Directions. Include the line containing "plt.rcParams['font.family'] = ['Lato', 'DejaVu" and all lines before it, repeated exactly from the listing below, without pictures.

---------- Records to process ----------

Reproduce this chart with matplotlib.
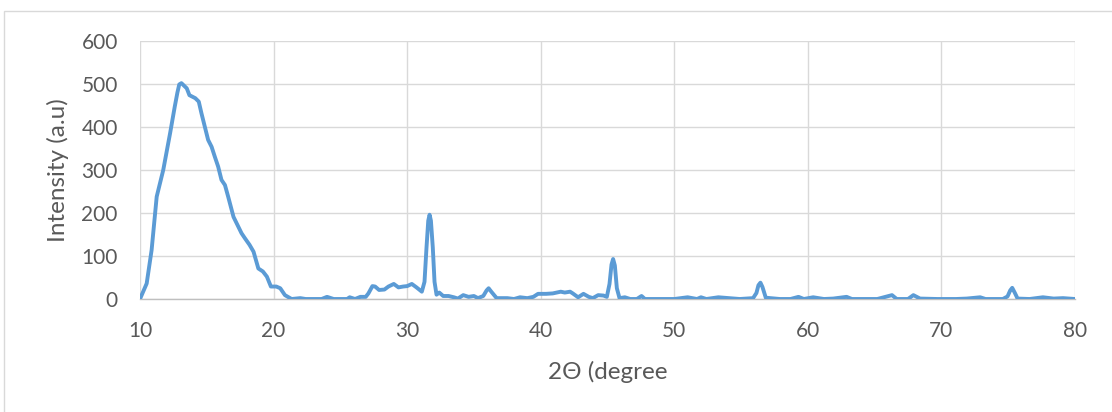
import matplotlib
matplotlib.use("Agg")
import matplotlib.pyplot as plt
from matplotlib.patches import Rectangle

plt.rcParams['font.family'] = ['Lato', 'DejaVu Sans']

two_theta = [10.0, 10.5, 10.87, 11.25, 11.5, 11.74, 12.25, 12.6, 12.8, 12.94, 13.1, 13.23, 13.5, 13.7,
             14.14, 14.4, 14.6, 14.86, 15.1, 15.36, 15.6, 15.85, 16.1, 16.36, 16.6, 17.0,
             17.24, 17.6, 17.86, 18.2, 18.5, 18.86, 19.2, 19.5, 19.8, 20.2, 20.5, 20.85,
             21.35, 22.0, 22.4, 23.6, 24.0, 24.5, 25.5, 25.7, 26.1, 26.5, 26.9, 27.1, 27.4,
             27.6, 27.9, 28.3, 28.6, 29.0, 29.35, 29.7, 30.0, 30.35, 30.7, 31.1, 31.3,
             31.45, 31.58, 31.68, 31.78, 31.92, 32.05, 32.2, 32.4, 32.7, 33.1, 33.5, 33.8, 34.2, 34.6,
             35.0, 35.3, 35.7, 35.95, 36.1, 36.3, 36.7, 37.5, 38.0, 38.45, 39.0, 39.45, 39.8,
             40.4, 40.9, 41.5, 41.8, 42.2, 42.4, 42.8, 43.2, 43.6, 43.9, 44.3, 44.7, 44.95,
             45.15, 45.3, 45.42, 45.55, 45.7, 45.9, 46.3, 46.7, 47.2, 47.55, 47.8, 50.0, 51.0,
             51.7, 52.0, 52.4, 53.3, 54.9, 55.9, 56.15, 56.3, 56.45, 56.6, 56.85, 57.9, 58.7, 59.3,
             59.7, 60.4, 61.2, 61.9, 62.9, 63.3, 65.2, 66.3, 66.65, 67.5, 67.9, 68.4,
             69.7, 71.1, 71.9, 72.9, 73.3, 74.6, 74.95, 75.15, 75.3, 75.5, 75.7, 76.6, 77.6, 78.4,
             79.1, 80.0]
intensity = [0, 36, 114, 238, 270, 300, 385, 447, 480, 499, 502, 498, 490, 474,
             467, 459, 432, 400, 370, 354, 331, 308, 277, 265, 238, 191,
             176, 153, 141, 126, 110, 71, 64, 52, 29, 29, 25, 9,
             0, 2, 0, 0, 5, 0, 0, 4, 0, 5, 5, 13, 30,
             29, 21, 22, 29, 35, 27, 29, 30, 35, 27, 17, 40,
             120, 182, 196, 182, 120, 40, 10, 15, 7, 7, 4, 1, 9, 5,
             7, 2, 7, 20, 25, 17, 2, 2, 0, 4, 2, 5, 12,
             12, 13, 17, 15, 17, 13, 4, 12, 5, 2, 9, 8, 5,
             35, 80, 93, 78, 25, 2, 4, 0, 0, 7, 0, 0, 4,
             0, 4, 0, 4, 0, 2, 14, 32, 38, 28, 3, 0, 0, 5,
             0, 4, 0, 1, 5, 0, 0, 9, 0, 0, 9, 1,
             0, 0, 1, 4, 0, 0, 6, 20, 26, 14, 1, 0, 4, 1,
             2, 0]

x_ticks = [10, 20, 30, 40, 50, 60, 70, 80]
y_ticks = [0, 100, 200, 300, 400, 500, 600]

W, H = 1112, 412
fig = plt.figure(figsize=(W / 100, H / 100), dpi=100)
fig.patches.append(Rectangle((3.5 / W, -0.1), 1.2, 1 - 10.5 / H + 0.1, transform=fig.transFigure,
                             fill=False, edgecolor='#D9D9D9', linewidth=1.0))
ax = fig.add_axes([140 / W, 1 - 299 / H, (1075 - 140) / W, (299 - 41) / H])

ax.plot(two_theta, intensity, color='#5B9BD5', linewidth=2.8, solid_joinstyle='round',
        solid_capstyle='round', zorder=3)

ax.set_xlim(10, 80)
ax.set_ylim(0, 600)
ax.set_xticks(x_ticks)
ax.set_yticks(y_ticks)
ax.grid(True, color='#D9D9D9', linewidth=1.0, zorder=0)
for s in ['top', 'right', 'left']:
    ax.spines[s].set_visible(False)
ax.spines['bottom'].set_color('#BFBFBF')
ax.spines['bottom'].set_linewidth(1.0)
ax.spines['bottom'].set_zorder(2)
ax.tick_params(axis='both', length=0, labelsize=15, colors='#595959')
ax.tick_params(axis='x', pad=16)
ax.tick_params(axis='y', pad=16)
ax.set_xlabel('2Θ (degree', fontsize=17.5, color='#595959', labelpad=14)
ax.set_ylabel('Intensity (a.u)', fontsize=17.5, color='#595959', labelpad=9)

fig.savefig('out.png', dpi=100)
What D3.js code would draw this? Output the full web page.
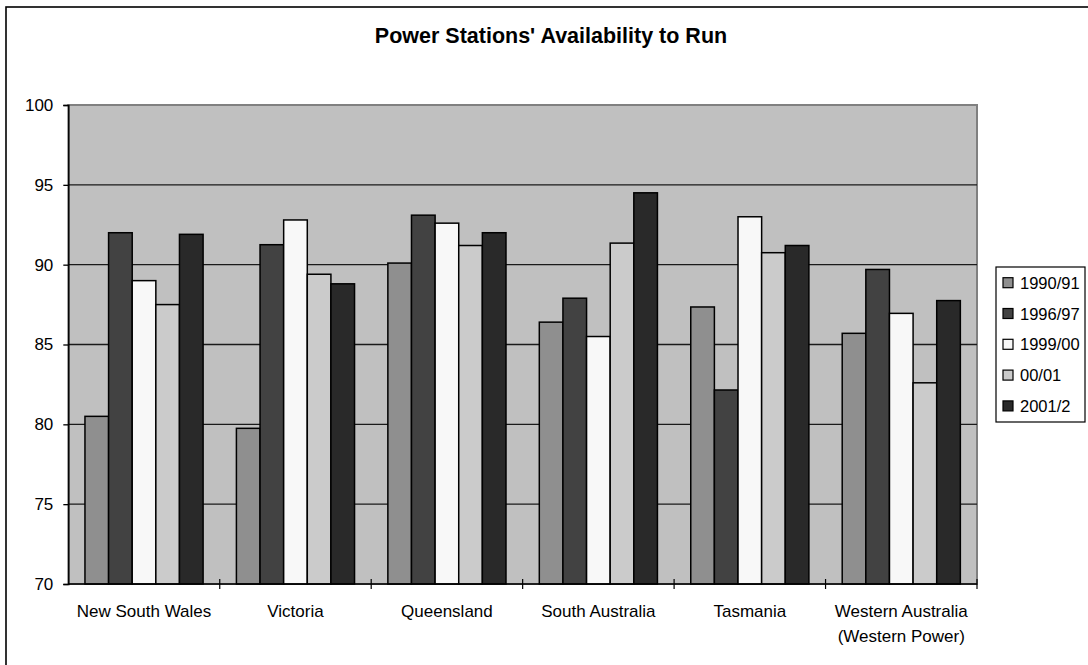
<!DOCTYPE html>
<html>
<head>
<meta charset="utf-8">
<script src="https://cdn.jsdelivr.net/npm/d3@7"></script>
<style>
  html, body { margin: 0; padding: 0; background: #fff; }
  svg { display: block; font-family: "Liberation Sans", Arial, sans-serif; }
</style>
</head>
<body>
<svg id="chart" width="1088" height="665"></svg>
<script>
// ---- data ----
const categories = [["New South Wales"], ["Victoria"], ["Queensland"], ["South Australia"], ["Tasmania"], ["Western Australia", "(Western Power)"]];
const seriesNames = ["1990/91", "1996/97", "1999/00", "00/01", "2001/2"];
const values1990 = [80.5, 79.75, 90.1, 86.4, 87.35, 85.7];
const values1996 = [92.0, 91.25, 93.1, 87.9, 82.15, 89.7];
const values1999 = [89.0, 92.8, 92.6, 85.5, 93.0, 86.95];
const values0001 = [87.5, 89.4, 91.2, 91.35, 90.75, 82.6];
const values2001 = [91.9, 88.8, 92.0, 94.5, 91.2, 87.75];
const yTicks = [70, 75, 80, 85, 90, 95, 100];
const title = "Power Stations' Availability to Run";

const seriesValues = [values1990, values1996, values1999, values0001, values2001];
const colors = ["#8f8f8f", "#424242", "#f8f8f8", "#cbcbcb", "#292929"];

const svg = d3.select("#chart");
const plot = { left: 68.3, right: 977, top: 105, bottom: 584 };

// outer chart border
svg.append("rect").attr("x", 6).attr("y", 7).attr("width", 1200).attr("height", 800)
  .attr("fill", "#fff").attr("stroke", "#000").attr("stroke-width", 1.6);

// title
svg.append("text").attr("x", 551).attr("y", 43).attr("text-anchor", "middle")
  .attr("font-size", 21.5).attr("font-weight", "bold").text(title);

const labels = categories.map(c => c.join(" "));
const x0 = d3.scaleBand().domain(labels).range([plot.left, plot.right]).padding(0);
const bw = x0.bandwidth();
const x1 = d3.scaleBand().domain(seriesNames).range([bw * 0.11, bw * 0.89]).padding(0);
const y = d3.scaleLinear().domain([70, 100]).range([plot.bottom, plot.top]);

// plot background
svg.append("rect").attr("x", plot.left).attr("y", plot.top)
  .attr("width", plot.right - plot.left).attr("height", plot.bottom - plot.top)
  .attr("fill", "#c0c0c0").attr("stroke", "#808080").attr("stroke-width", 2);

// gridlines
svg.append("g").selectAll("line").data(yTicks.filter(t => t > 70 && t < 100)).join("line")
  .attr("x1", plot.left).attr("x2", plot.right)
  .attr("y1", d => y(d)).attr("y2", d => y(d))
  .attr("stroke", "#1a1a1a").attr("stroke-width", 1.3);

// bars
const rows = labels.map((lab, i) => ({ lab, vals: seriesNames.map((s, j) => ({ s, j, v: seriesValues[j][i] })) }));
svg.append("g").selectAll("g").data(rows).join("g")
  .attr("transform", d => `translate(${x0(d.lab)},0)`)
  .selectAll("rect").data(d => d.vals).join("rect")
  .attr("x", d => x1(d.s))
  .attr("y", d => y(d.v))
  .attr("width", x1.bandwidth())
  .attr("height", d => y(70) - y(d.v))
  .attr("fill", d => colors[d.j])
  .attr("stroke", "#000").attr("stroke-width", 1.5);

// y axis
const yAxis = d3.axisLeft(y).tickValues(yTicks).tickSize(5).tickPadding(10).tickFormat(d3.format("d"));
const gy = svg.append("g").attr("transform", `translate(${plot.left},0)`).call(yAxis);
gy.select(".domain").attr("stroke", "#000").attr("stroke-width", 1.5);
gy.selectAll(".tick line").attr("stroke", "#000").attr("stroke-width", 1.3);
gy.selectAll(".tick text").attr("font-size", 17).attr("fill", "#000")
  .attr("font-family", "Liberation Sans, Arial, sans-serif");

// x axis
svg.append("line").attr("x1", plot.left).attr("x2", plot.right)
  .attr("y1", plot.bottom).attr("y2", plot.bottom)
  .attr("stroke", "#000").attr("stroke-width", 1.5);
const boundaries = labels.map(l => x0(l)).concat([plot.right]).slice(1);
svg.append("g").selectAll("line").data(boundaries).join("line")
  .attr("x1", d => d).attr("x2", d => d)
  .attr("y1", plot.bottom - 5).attr("y2", plot.bottom + 5)
  .attr("stroke", "#000").attr("stroke-width", 1.2);

const xl = svg.append("g").selectAll("text").data(categories).join("text")
  .attr("x", (d, i) => x0(labels[i]) + bw / 2)
  .attr("y", 617)
  .attr("text-anchor", "middle").attr("font-size", 17).attr("fill", "#000");
xl.selectAll("tspan").data(d => d).join("tspan")
  .attr("x", function () { return this.parentNode.getAttribute("x"); })
  .attr("dy", (d, i) => i === 0 ? 0 : 25)
  .text(d => d);

// legend
const lg = svg.append("g");
lg.append("rect").attr("x", 996).attr("y", 267).attr("width", 89).attr("height", 155)
  .attr("fill", "#fff").attr("stroke", "#000").attr("stroke-width", 1.2);
const items = lg.selectAll("g").data(seriesNames).join("g")
  .attr("transform", (d, i) => `translate(1003,${282.7 + i * 30.8})`);
items.append("rect").attr("x", 0).attr("y", -5).attr("width", 10).attr("height", 10)
  .attr("fill", (d, i) => colors[i]).attr("stroke", "#000").attr("stroke-width", 1.2);
items.append("text").attr("x", 17).attr("y", 6).attr("font-size", 16.5).attr("fill", "#000").text(d => d);
</script>
</body>
</html>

----------

Output for this task.
Reproduce this chart with matplotlib.
import matplotlib
matplotlib.use("Agg")
import matplotlib.pyplot as plt
from matplotlib.patches import Rectangle

plt.rcParams['font.family'] = ['Lato', 'DejaVu Sans']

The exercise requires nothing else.